En revanche, la quatorzaine est devenue la règle.Les détenus sont placés à l’isolement à leur arrivée, après un déplacement ou après un contact avec l’extérieur et bien sûr en cas de contamination. Une mesure “bête et méchante” estime Flavie Rault, secrétaire générale du Syndicat National des Directeurs Pénitentiaires (SNDP).

“C’est assez simple à faire sur le papier mais les choses se compliquent drastiquement si l’on considère les flux des maisons d’arrêt et l’augmentation de la population pénale depuis le mois de septembre”, souffle-t-elle.

Afin d’éviter les risques liés à une saturation des établissements pénitentiaires, le ministre de la Justice invite dans sa note les magistrats à éviter l’incarcération pour les peines courtes et pour les mineurs.
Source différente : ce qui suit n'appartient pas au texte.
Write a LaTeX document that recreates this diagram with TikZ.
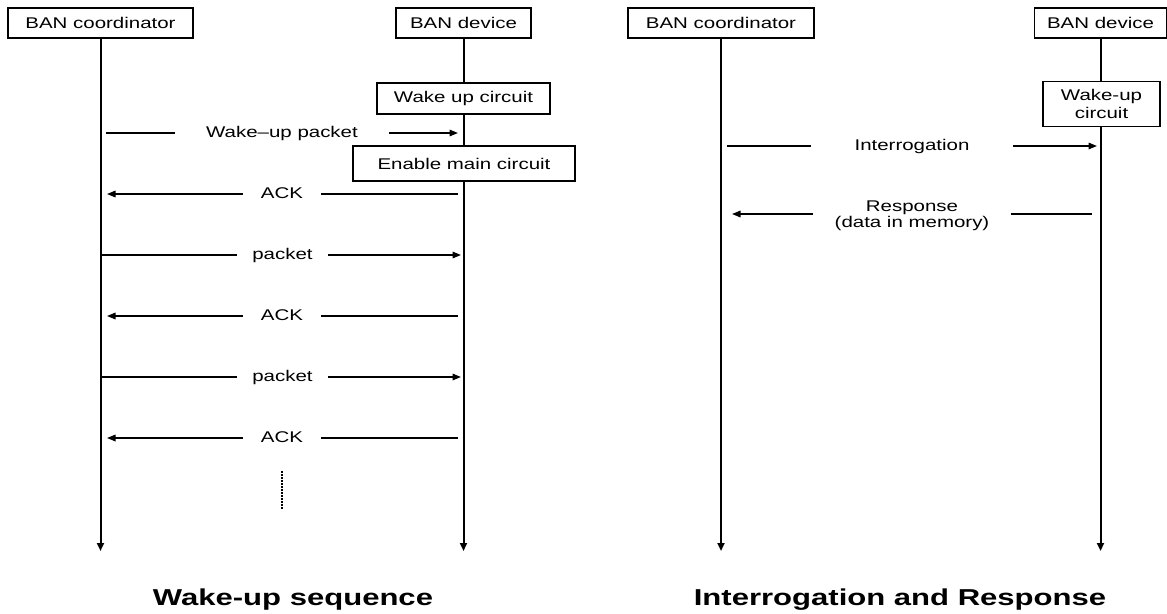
\documentclass[tikz,border=0pt]{standalone}
\usepackage{fontspec}
\newfontfamily\diagfont{Liberation Sans}[FakeStretch=1.32]
\newfontfamily\titlefont{Liberation Sans}[FakeStretch=1.35]
\usetikzlibrary{arrows.meta}
\begin{document}
\begin{tikzpicture}[x=1pt,y=-1pt,
  box/.style={draw,line width=1.8pt,fill=white,inner sep=0pt,align=center,
    font=\diagfont\fontsize{15.5}{18.5}\selectfont},
  life/.style={line width=2pt,-{Triangle[length=8pt,width=7pt]}},
  msg/.style={line width=1.6pt},
  tip/.style={-{Triangle[length=8.5pt,width=6.5pt]}},
  gapcover/.style={fill=white,inner sep=0pt,minimum height=8pt},
  lbl/.style={font=\diagfont\fontsize{15.5}{18.5}\selectfont,anchor=base,inner sep=0pt},
  ttl/.style={font=\titlefont\bfseries\fontsize{23}{27}\selectfont,anchor=base,inner sep=0pt},
  dots/.style={line width=1.5pt,dash pattern=on 1.5pt off 1.5pt}]
\useasboundingbox (0,0) rectangle (1167,613);

% header boxes
\node[box,minimum width=185pt,minimum height=30pt] (lc) at (100.5,23) {BAN coordinator};
\node[box,minimum width=135pt,minimum height=30pt] (ld) at (463.5,23) {BAN device};
\node[box,minimum width=186pt,minimum height=30pt] (rc) at (721,23) {BAN coordinator};
\node[box,minimum width=132pt,minimum height=30pt] (rd) at (1100.5,23) {BAN device};

% lifelines
\coordinate (lcend) at (100.5,551);
\coordinate (ldend) at (463.5,551);
\coordinate (rcend) at (721,551);
\coordinate (rdend) at (1100.5,551);
\draw[life] (lc.south) -- (lcend);
\draw[life] (ld.south) -- (ldend);
\draw[life] (rc.south) -- (rcend);
\draw[life] (rd.south) -- (rdend);

% activity boxes
\node[box,minimum width=173pt,minimum height=31pt] (wuc) at (463.5,98.5) {Wake up circuit};
\node[box,minimum width=222pt,minimum height=35pt] (emc) at (464,163.5) {Enable main circuit};
\node[box,minimum width=117pt,minimum height=45pt] (rwu) at (1101.5,104) {Wake-up\\circuit};

% left messages
\coordinate (m1s) at (106,133); \coordinate (m1e) at (458,133);
\draw[msg,tip] (m1s) -- (m1e);
\node[gapcover,minimum width=214pt] (g1) at (282,133) {};
\node[lbl] (l1) at (282,137.5) {Wake–up packet};

\coordinate (m2s) at (458,194); \coordinate (m2e) at (107,194);
\draw[msg,tip] (m2s) -- (m2e);
\node[gapcover,minimum width=78pt] (g2) at (282,194) {};
\node[lbl] (l2) at (282,198.5) {ACK};

\coordinate (m3s) at (101,255); \coordinate (m3e) at (461,255);
\draw[msg,tip] (m3s) -- (m3e);
\node[gapcover,minimum width=91pt] (g3) at (282.5,255) {};
\node[lbl] (l3) at (282.5,259.5) {packet};

\coordinate (m4s) at (458,316); \coordinate (m4e) at (107,316);
\draw[msg,tip] (m4s) -- (m4e);
\node[gapcover,minimum width=78pt] (g4) at (282,316) {};
\node[lbl] (l4) at (282,320.5) {ACK};

\coordinate (m5s) at (101,377); \coordinate (m5e) at (461,377);
\draw[msg,tip] (m5s) -- (m5e);
\node[gapcover,minimum width=91pt] (g5) at (282.5,377) {};
\node[lbl] (l5) at (282.5,381.5) {packet};

\coordinate (m6s) at (458,438); \coordinate (m6e) at (107,438);
\draw[msg,tip] (m6s) -- (m6e);
\node[gapcover,minimum width=78pt] (g6) at (282,438) {};
\node[lbl] (l6) at (282,442.5) {ACK};

\coordinate (d1) at (282,471); \coordinate (d2) at (282,509);
\draw[dots] (d1) -- (d2);

% right messages
\coordinate (r1s) at (727,146); \coordinate (r1e) at (1097,146);
\draw[msg,tip] (r1s) -- (r1e);
\node[gapcover,minimum width=202pt] (rg1) at (912,146) {};
\node[lbl] (rl1) at (912,150.5) {Interrogation};

\coordinate (r2s) at (1092,214); \coordinate (r2e) at (732,214);
\draw[msg,tip] (r2s) -- (r2e);
\node[gapcover,minimum width=198pt] (rg2) at (912,214) {};
\node[lbl] (rl2a) at (912,211) {Response};
\node[lbl] (rl2b) at (912,227.5) {(data in memory)};

% titles
\node[ttl] (t1) at (293,605) {Wake-up sequence};
\node[ttl] (t2) at (900,605) {Interrogation and Response};
\end{tikzpicture}
\end{document}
Il demande au ministère public de requérir “le prononcé d’assignations à résidence sous surveillance électronique dès que la situation le justifie”. Pour les mineurs, Éric Dupond-Moretti souhaite que soit privilégié “les placements alternatifs à l’incarcération”.

Il s’agit en fait d’encourager les magistrats à mettre en application la nouvelle réforme des peines, entrée en vigueur le 24 mars, en plein confinement. Elle prévoit déjà une série d’aménagements, des mesures dites “Bloc peines”. Une incitation insuffisante si l’on en croit Flavie Rault. “On voit certes arriver quelques cas d’aménagements induits par le Bloc peines mais ça reste des quantités infimes et ça ne parvient absolument pas à réguler l’augmentation de la population pénale et encore moins à le faire vite… ce dont on aurait besoin contenu de l’aggravation de la situation sanitaire”, balaie la secrétaire nationale du SNDP.
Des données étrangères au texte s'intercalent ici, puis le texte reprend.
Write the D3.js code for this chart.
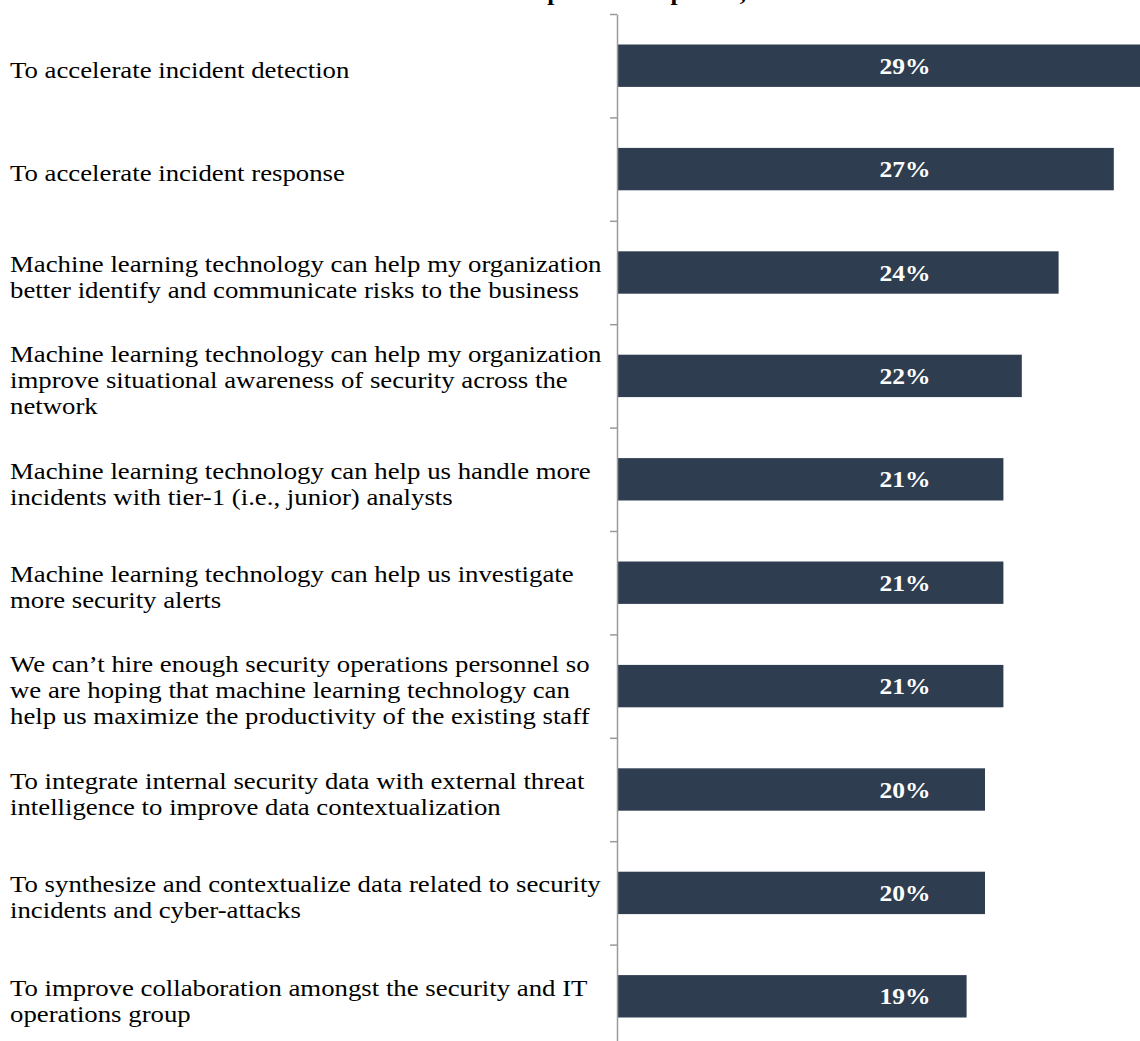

Dans l’urgence, il faudrait limiter non seulement le flux des entrées en détention, mais aussi accélérer celui des sorties. Le gouvernement l’a déjà fait par ordonnances au printemps dernier. “10 000 détenus sont sortis, c’était très bien. Il y en a notamment qui ont eu une réduction de peine exceptionnelle, qui devaient sortir en juillet et qui sont sortis en mars.

Ça ne concernait ni les crimes ni les violences conjugales mais des fins de peines ou des courtes peines“, explique Kozam, sous pseudonyme, car il est l’un des administrateurs du compte Twitter “Le syndicat des détenus”, qui récolte des témoignages sur les réseaux sociaux en provenance des établissements pénitentiaires. Autre mesure qui a déjà fait chuter (et qui pourrait encore) le nombre de personnes écrouées : le confinement, qui entraînerait logiquement une baisse de l’activité juridictionnelle.